Tu as rejoint MAIF en septembre 2021. Auparavant, quelle image en avais-tu ?

A.L. “Je ne connaissais pas tellement MAIF, mais il m’était arrivé à plusieurs reprises d’aller sur le site maif.fr que je trouvais déjà super ! Les valeurs mutualistes de l’entreprise y sont prégnantes et j’avais une très bonne image de la marque.

MAIF est connue et reconnue pour la qualité de sa relation et sa proximité avec les sociétaires, l’ambition c’est d’avoir ce même lien sur le canal digital”.

Quelles sont tes sources d’inspiration ?

A.L. “Je lorgne pas mal du côté anglo-saxon car ils sont pionniers dans le domaine de l’UX et de l’UX writing ! J’apprécie particulièrement Shopify. Ils ont une manière de structurer l’information que je trouve hyper claire, simple, lisible. Shopify a un design system que j’adore, Polaris, qui inclut tout ce qui touche au content.

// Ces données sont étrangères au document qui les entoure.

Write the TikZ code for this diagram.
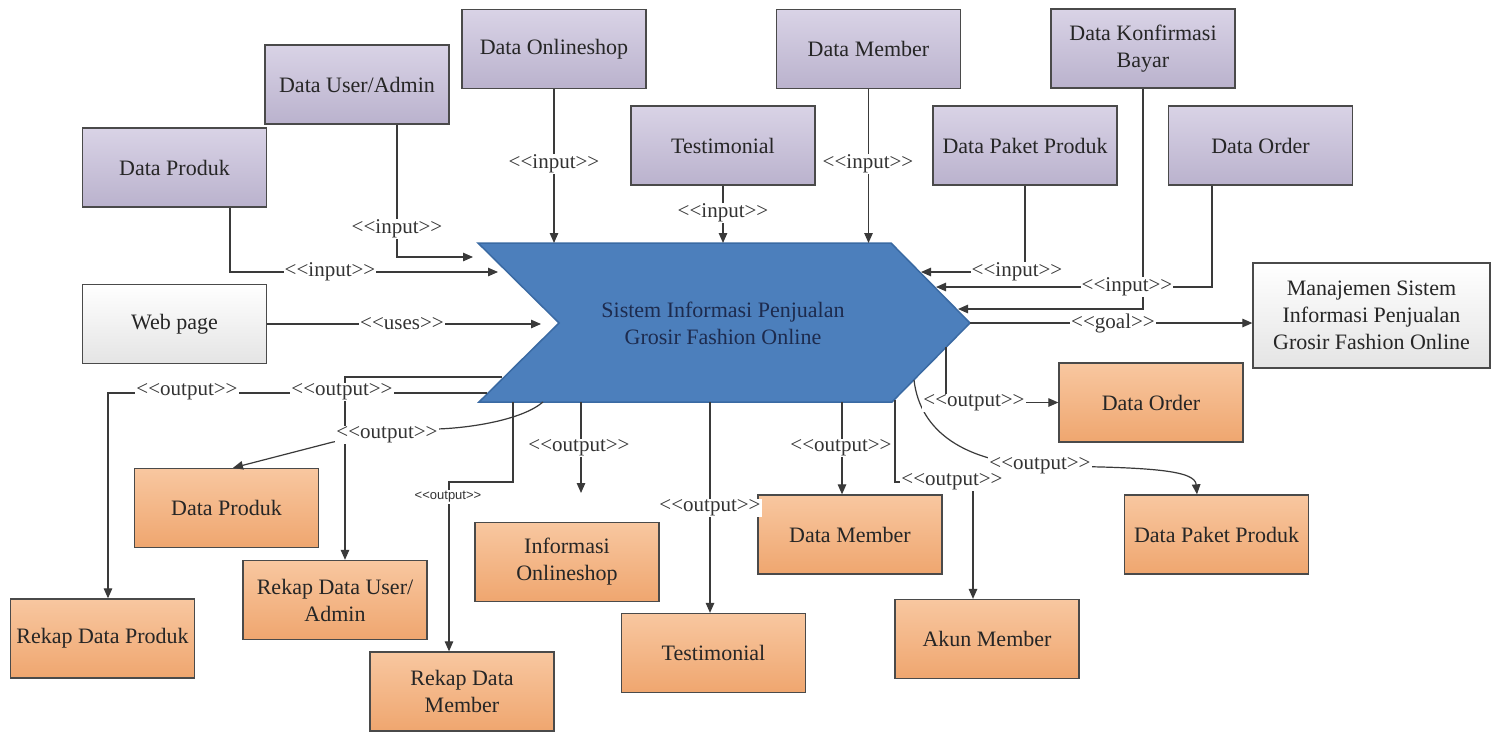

Cela peut donner des idées sur la manière dont nous pourrions structurer le nôtre.

Cette partie documentation est selon moi tout aussi importante que la production. Il est important de consolider tout ce que l’on a déjà. On veut parfois partir d’une page blanche alors qu’il existe des choses qui fonctionnent. Or, ce qui fonctionne est précieux et certaines choses sont en lien direct avec l’image de marque. Il faut donc en prendre soin”.

Des conseils de lecture pour celles et ceux qui n’ont pas la chance d’avoir un(e) UX writer à leurs côtés ?

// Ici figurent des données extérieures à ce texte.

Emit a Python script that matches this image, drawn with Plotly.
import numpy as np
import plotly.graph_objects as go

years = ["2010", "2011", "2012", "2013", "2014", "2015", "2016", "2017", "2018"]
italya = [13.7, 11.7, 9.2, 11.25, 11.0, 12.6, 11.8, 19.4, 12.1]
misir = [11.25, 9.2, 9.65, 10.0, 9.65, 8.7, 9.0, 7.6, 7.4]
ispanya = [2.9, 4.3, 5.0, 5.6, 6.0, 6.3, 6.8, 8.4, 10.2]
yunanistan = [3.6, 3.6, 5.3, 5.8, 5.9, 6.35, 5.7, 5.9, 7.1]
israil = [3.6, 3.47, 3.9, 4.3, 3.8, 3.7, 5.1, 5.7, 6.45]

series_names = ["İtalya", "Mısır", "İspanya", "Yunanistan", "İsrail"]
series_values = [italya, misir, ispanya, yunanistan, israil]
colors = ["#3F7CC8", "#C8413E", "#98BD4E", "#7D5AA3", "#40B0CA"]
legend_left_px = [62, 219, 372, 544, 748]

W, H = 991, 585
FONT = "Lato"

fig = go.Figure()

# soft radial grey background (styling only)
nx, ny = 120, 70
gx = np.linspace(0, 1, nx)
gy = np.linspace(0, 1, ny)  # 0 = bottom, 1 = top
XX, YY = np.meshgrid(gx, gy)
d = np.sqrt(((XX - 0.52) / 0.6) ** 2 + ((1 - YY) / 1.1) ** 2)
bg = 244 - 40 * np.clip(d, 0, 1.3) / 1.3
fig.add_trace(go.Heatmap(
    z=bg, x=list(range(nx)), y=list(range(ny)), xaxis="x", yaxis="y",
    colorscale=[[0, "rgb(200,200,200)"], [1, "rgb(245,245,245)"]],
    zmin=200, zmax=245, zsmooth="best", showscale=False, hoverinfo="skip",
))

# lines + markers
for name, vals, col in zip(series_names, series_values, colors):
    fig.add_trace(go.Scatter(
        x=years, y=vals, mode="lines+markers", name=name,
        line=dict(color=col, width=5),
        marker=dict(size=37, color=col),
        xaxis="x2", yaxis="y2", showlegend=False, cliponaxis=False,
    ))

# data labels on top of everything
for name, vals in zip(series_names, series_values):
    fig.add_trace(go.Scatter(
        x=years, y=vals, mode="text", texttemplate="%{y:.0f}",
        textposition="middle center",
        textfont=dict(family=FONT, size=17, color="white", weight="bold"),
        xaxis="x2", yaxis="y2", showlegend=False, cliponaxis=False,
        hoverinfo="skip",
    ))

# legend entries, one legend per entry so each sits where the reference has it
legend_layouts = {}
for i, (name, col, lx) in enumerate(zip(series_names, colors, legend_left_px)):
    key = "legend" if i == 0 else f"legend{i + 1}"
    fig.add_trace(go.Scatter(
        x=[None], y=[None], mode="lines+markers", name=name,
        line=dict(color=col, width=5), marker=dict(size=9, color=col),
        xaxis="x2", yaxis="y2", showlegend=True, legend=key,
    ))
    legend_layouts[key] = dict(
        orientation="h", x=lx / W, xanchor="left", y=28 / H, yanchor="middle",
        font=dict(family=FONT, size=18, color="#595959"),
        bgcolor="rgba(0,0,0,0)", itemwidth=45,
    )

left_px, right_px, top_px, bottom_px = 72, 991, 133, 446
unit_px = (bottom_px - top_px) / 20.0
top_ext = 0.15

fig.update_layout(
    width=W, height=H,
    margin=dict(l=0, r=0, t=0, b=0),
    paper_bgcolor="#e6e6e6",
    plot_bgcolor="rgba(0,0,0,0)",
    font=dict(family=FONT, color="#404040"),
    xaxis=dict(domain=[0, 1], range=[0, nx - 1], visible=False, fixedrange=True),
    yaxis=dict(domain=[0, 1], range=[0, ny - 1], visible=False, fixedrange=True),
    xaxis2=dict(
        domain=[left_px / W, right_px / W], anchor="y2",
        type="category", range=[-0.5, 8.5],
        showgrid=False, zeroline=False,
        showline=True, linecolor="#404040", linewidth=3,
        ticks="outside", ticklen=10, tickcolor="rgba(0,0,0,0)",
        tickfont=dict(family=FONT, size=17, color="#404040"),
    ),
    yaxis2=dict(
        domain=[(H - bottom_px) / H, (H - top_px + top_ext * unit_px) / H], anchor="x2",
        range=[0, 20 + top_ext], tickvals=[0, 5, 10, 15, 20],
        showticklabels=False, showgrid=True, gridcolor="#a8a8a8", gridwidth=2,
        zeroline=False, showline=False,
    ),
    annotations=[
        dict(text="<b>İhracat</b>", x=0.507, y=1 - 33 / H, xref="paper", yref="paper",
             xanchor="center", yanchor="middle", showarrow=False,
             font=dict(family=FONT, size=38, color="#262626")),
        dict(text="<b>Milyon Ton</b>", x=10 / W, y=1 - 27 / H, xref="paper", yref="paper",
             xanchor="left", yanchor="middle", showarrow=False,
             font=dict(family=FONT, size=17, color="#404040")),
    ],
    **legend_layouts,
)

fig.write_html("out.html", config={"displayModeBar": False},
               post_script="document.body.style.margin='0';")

A.L. “Oui ! Je recommande vraiment le livre “UX writing, — le guide de la microcopie”, rédigé par Kinneret Yifrah(1). Il explique en détail les particularités de l’UX writing et contient des fiches récap’ qui permettent de se poser les bonnes questions. Les exemples sont plutôt tournés e-commerce, mais ça reste très intéressant !”

(1) Yifrah K., UX writing, — le guide de la microcopie, Dunod, 2020.